**REQUIRED TASK**
Tally every line of the listing where the string "chart" is found, and state the total alone.

++++ INFORMATION SHOWN

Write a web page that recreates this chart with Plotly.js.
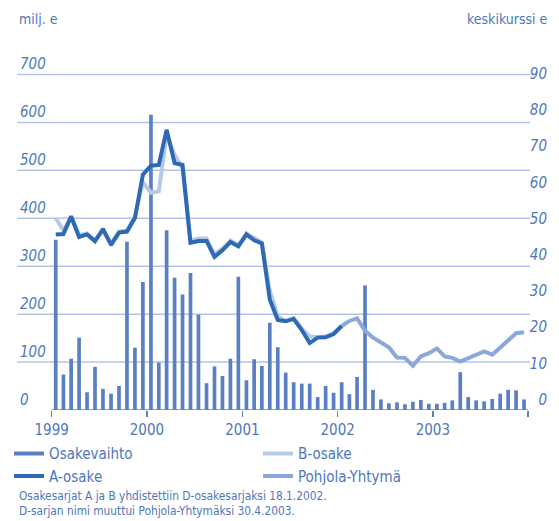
<!DOCTYPE html>
<html>
<head>
<meta charset="utf-8">
<script src="https://cdn.plot.ly/plotly-3.0.1.min.js"></script>
<style>html,body{margin:0;padding:0;background:#fff}#chart{width:559px;height:521px}</style>
</head>
<body>
<div id="chart"></div>
<script>
// ---- data ----
const years = [1999, 2000, 2001, 2002, 2003];
// Osakevaihto, milj. e (monthly, Jan 1999 - Dec 2003)
const vaihto1999 = [355, 74, 107, 151, 37, 90, 44, 34, 50, 351, 130, 267];
const vaihto2000 = [616, 99, 375, 276, 241, 286, 199, 56, 91, 71, 107, 278];
const vaihto2001 = [62, 106, 92, 182, 131, 78, 58, 55, 55, 27, 50, 36];
const vaihto2002 = [58, 33, 69, 260, 42, 22, 14, 16, 12, 17, 21, 13];
const vaihto2003 = [13, 15, 20, 79, 27, 20, 18, 23, 34, 42, 41, 22];
// A-osake keskikurssi e (Jan 1999 - Jan 2002)
const aOsake = [48.5, 48.6, 53.5, 47.8, 48.5, 46.6, 50, 45.6, 49, 49.3, 53, 65,
                67.5, 67.7, 77.4, 68.2, 67.7, 46.2, 46.7, 46.7, 42.3, 44.1, 46.4, 45.2,
                48.5, 46.9, 46, 30.5, 24.9, 24.5, 25.2, 22.1, 18.5, 20, 20.1, 21,
                23.2];
// B-osake keskikurssi e (Jan 1999 - Jan 2002)
const bOsake = [53, 49.6, 53.2, 48.3, 48.8, 47, 49.6, 46, 49.3, 49.5, 53.5, 63,
                60, 60.4, 76, 70.5, 66.8, 46.8, 47.4, 47.4, 43, 44.6, 46.8, 45.5,
                48.8, 47.4, 46.3, 33, 25.8, 24.6, 25.3, 22.5, 20.3, 20.2, 20.3, 21.2,
                23.3];
// Pohjola-Yhtymä keskikurssi e (Jan 2002 - Dec 2003)
const pohjola = [23.2, 24.6, 25.3, 21.9, 20, 18.7, 17.3, 14.5, 14.4, 12.2, 14.8, 15.7,
                 17, 14.8, 14.4, 13.4, 14.4, 15.4, 16.2, 15.3, 17.3, 19.4, 21.2, 21.5];
const leftTicks = [0, 100, 200, 300, 400, 500, 600, 700];
const rightTicks = [0, 10, 20, 30, 40, 50, 60, 70, 80, 90];
const yearTicks = ['1999-01-01', '2000-01-01', '2001-01-01', '2002-01-01', '2003-01-01', '2004-01-01'];
const yearLabels = ['1999', '2000', '2001', '2002', '2003', ''];
const names = ['Osakevaihto', 'B-osake', 'A-osake', 'Pohjola-Yhtymä'];
const footnotes = ['Osakesarjat A ja B yhdistettiin D-osakesarjaksi 18.1.2002.',
                   'D-sarjan nimi muuttui Pohjola-Yhtymäksi 30.4.2003.'];

// ---- build ----
const months = [];
years.forEach(y => { for (let m = 1; m <= 12; m++) months.push(y + '-' + String(m).padStart(2, '0')); });
const vaihto = [].concat(vaihto1999, vaihto2000, vaihto2001, vaihto2002, vaihto2003);
const abMonths = months.slice(0, aOsake.length);
const pMonths = months.slice(months.length - pohjola.length);

const FONT = '"DejaVu Sans Condensed", "Liberation Sans Narrow", "DejaVu Sans", sans-serif';
const TXT = '#4f76bd';
const C_BAR = '#5a80c2', C_A = '#2e69b3', C_B = '#b7c9e9', C_P = '#8ca7da', C_GRID = '#b3c4e7';

const per = {xperiod: 'M1', xperiodalignment: 'middle'};
const traces = [
  Object.assign({type: 'bar', x: months, y: vaihto, name: names[0], marker: {color: C_BAR}, showlegend: false, yaxis: 'y'}, per),
  {type: 'scatter', mode: 'lines', x: [null], y: [null], name: names[0], line: {color: C_BAR, width: 4}, legendrank: 1, yaxis: 'y2'},
  Object.assign({type: 'scatter', mode: 'lines', x: abMonths, y: bOsake, name: names[1], line: {color: C_B, width: 4}, legendrank: 2, yaxis: 'y2'}, per),
  Object.assign({type: 'scatter', mode: 'lines', x: pMonths, y: pohjola, name: names[3], line: {color: C_P, width: 4}, legendrank: 4, yaxis: 'y2'}, per),
  Object.assign({type: 'scatter', mode: 'lines', x: abMonths, y: aOsake, name: names[2], line: {color: C_A, width: 4}, legendrank: 3, yaxis: 'y2'}, per)
];

const shapes = leftTicks.filter(v => v > 0).map(v => ({
  type: 'line', xref: 'paper', yref: 'y', x0: 0, x1: 0.9625, y0: v, y1: v,
  line: {color: C_GRID, width: 1.5}, layer: 'below'
}));
shapes.push({type: 'line', xref: 'x', yref: 'y', x0: yearTicks[0], x1: yearTicks[yearTicks.length - 1], y0: 0, y1: 0,
  line: {color: C_BAR, width: 1.5}, layer: 'above'});

// plot area: 50px .. 410px (360 px tall)
const layout = {
  width: 559, height: 521,
  margin: {l: 17, r: 9, t: 50, b: 111},
  paper_bgcolor: '#fff', plot_bgcolor: 'rgba(0,0,0,0)',
  font: {family: FONT, color: TXT, size: 15},
  bargap: 0.52,
  showlegend: true,
  legend: {orientation: 'h', x: -0.015, xanchor: 'left', y: -0.076, yanchor: 'top',
           entrywidth: 204, font: {size: 15, color: TXT}, traceorder: 'normal', itemwidth: 30},
  xaxis: {type: 'date', range: ['1998-08-21', '2004-03-25'], tickmode: 'array', tickvals: yearTicks, ticktext: yearLabels,
          ticks: 'outside', ticklen: 6, tickcolor: C_BAR, tickwidth: 1.5, showgrid: false, zeroline: false, showline: false,
          tickfont: {size: 15, color: TXT}},
  yaxis: {range: [0, 751], tickmode: 'array', tickvals: leftTicks, ticklabelposition: 'inside top',
          showgrid: false, zeroline: false, showline: false, ticks: '',
          tickfont: {size: 15, color: TXT, style: 'italic'}},
  yaxis2: {overlaying: 'y', side: 'right', range: [0, 99.45], tickmode: 'array', tickvals: rightTicks, ticklabelposition: 'inside top',
           showgrid: false, zeroline: false, showline: false, ticks: '',
           tickfont: {size: 15, color: TXT, style: 'italic'}},
  shapes: shapes,
  annotations: [
    {xref: 'paper', yref: 'paper', x: 0, y: 1.086, xanchor: 'left', yanchor: 'middle', text: 'milj. e', showarrow: false, font: {size: 14, color: TXT}},
    {xref: 'paper', yref: 'paper', x: 1, y: 1.086, xanchor: 'right', yanchor: 'middle', text: 'keskikurssi e', showarrow: false, font: {size: 14, color: TXT}},
    {xref: 'paper', yref: 'paper', x: 0, y: -0.24, xanchor: 'left', yanchor: 'middle', text: footnotes[0], showarrow: false, font: {size: 11.8, color: TXT}},
    {xref: 'paper', yref: 'paper', x: 0, y: -0.2815, xanchor: 'left', yanchor: 'middle', text: footnotes[1], showarrow: false, font: {size: 11.8, color: TXT}}
  ]
};

Plotly.newPlot('chart', traces, layout, {displayModeBar: false, staticPlot: true});
</script>
</body>
</html>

++++++++

**RESULT OF THIS TASK**
4